## Requirements
Copy from the first line below down to and including the line with "(0,0) rectangle (1205,673);". Skip the pictures.

## Collected data
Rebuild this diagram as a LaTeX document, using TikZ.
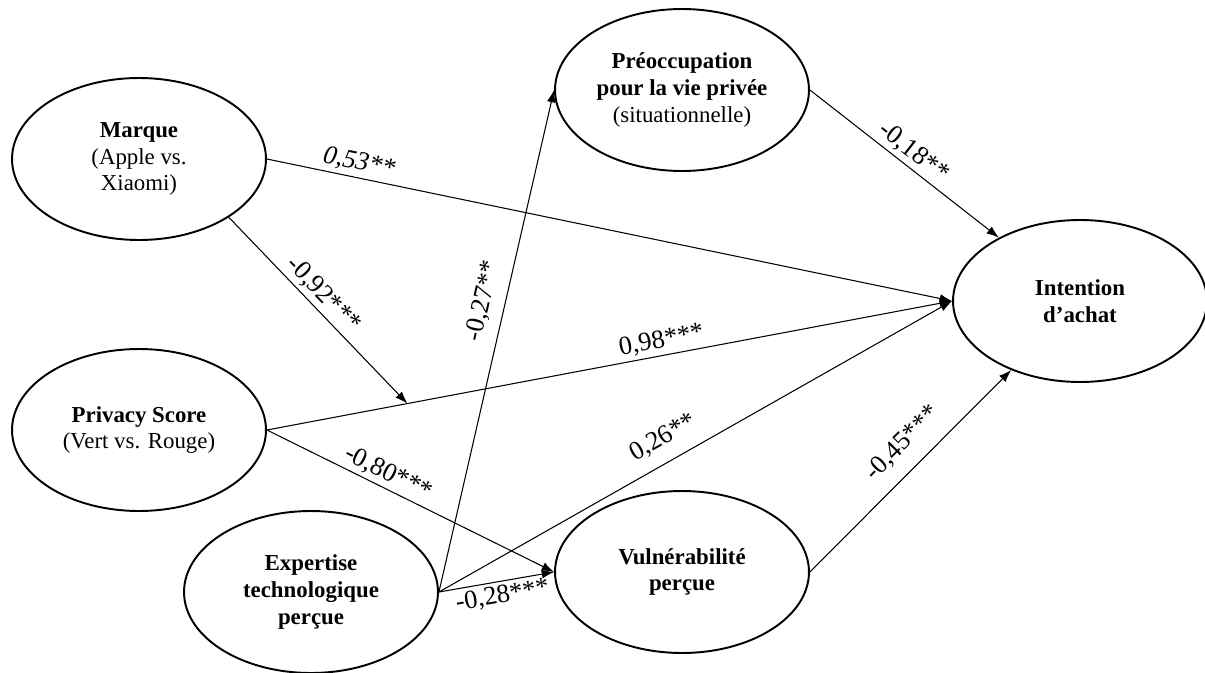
\documentclass[tikz,border=0pt]{standalone}
\usepackage{fontspec}
\setmainfont{Liberation Serif}
\usetikzlibrary{arrows.meta,shapes}
\tikzstyle{latent}=[ellipse, draw, line width=1.1pt, inner sep=0pt,
 minimum width=5.08cm, minimum height=3.24cm, align=center,
 font=\fontsize{13}{15.3}\selectfont]
\tikzstyle{coef}=[sloped, inner sep=2pt, font=\fontsize{15}{17}\selectfont]
\tikzstyle{link}=[->, line width=0.6pt]

\begin{document}
\begin{tikzpicture}[x=0.02cm, y=-0.02cm, >={Latex[length=7pt,width=5pt]}]
	\useasboundingbox (0,0) rectangle (1205,673);

	    % Variables
		\node[latent] (marque) at (139,159) {\textbf{Marque}\\(Apple vs.\\Xiaomi)};
		\node[latent] (privacy) at (139,430) {\textbf{Privacy Score}\\(Vert vs. Rouge)};
		\node[latent] (expertise) at (311,592) {\textbf{Expertise}\\\textbf{technologique}\\\textbf{perçue}};
		\node[latent] (preoc) at (682,90) {\textbf{Préoccupation}\\\textbf{pour la vie privée}\\(situationnelle)};
		\node[latent] (vuln) at (682,572) {\textbf{Vulnérabilité}\\\textbf{perçue}};
		\node[latent] (intention) at (1080,301) {\textbf{Intention}\\\textbf{d’achat}};

		% Effets directs
		\draw[link] (marque.east) -- node[coef, above, pos=0.13] {\textit{0,53**}} (intention.west);
		\draw[link] (privacy.east) -- node[coef, above, pos=0.58] {0,98***} (intention.west);
		\draw[link] (privacy.east) -- node[coef, above, pos=0.4] {-0,80***} (vuln.west);
		\draw[link] (expertise.east) -- node[coef, above=5pt, pos=0.46] {0,26**} (intention.west);
		\draw[link] (expertise.east) -- node[coef, above=4pt, pos=0.57] {-0,27**} (preoc.west);
		\draw[link] (expertise.east) -- node[coef, below, pos=0.53] {-0,28***} (vuln.west);
		\draw[link] (preoc.east) -- node[coef, above, pos=0.5] {-0,18**} (intention);
		\draw[link] (vuln.east) -- node[coef, above=6pt, pos=0.55] {-0,45***} (intention);

		% Moderation
		\path (privacy.east) -- (intention.west) coordinate[pos=0.205] (mod);
		\draw[link] (marque.-33) -- node[coef, above, pos=0.47] {-0,92***} (mod);
\end{tikzpicture}
\end{document}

## The reply
Rebuild this diagram as a LaTeX document, using TikZ.
\documentclass[tikz,border=0pt]{standalone}
\usepackage{fontspec}
\setmainfont{Liberation Serif}
\usetikzlibrary{arrows.meta,shapes}
\tikzstyle{latent}=[ellipse, draw, line width=1.1pt, inner sep=0pt,
 minimum width=5.08cm, minimum height=3.24cm, align=center,
 font=\fontsize{13}{15.3}\selectfont]
\tikzstyle{coef}=[sloped, inner sep=2pt, font=\fontsize{15}{17}\selectfont]
\tikzstyle{link}=[->, line width=0.6pt]

\begin{document}
\begin{tikzpicture}[x=0.02cm, y=-0.02cm, >={Latex[length=7pt,width=5pt]}]
	\useasboundingbox (0,0) rectangle (1205,673);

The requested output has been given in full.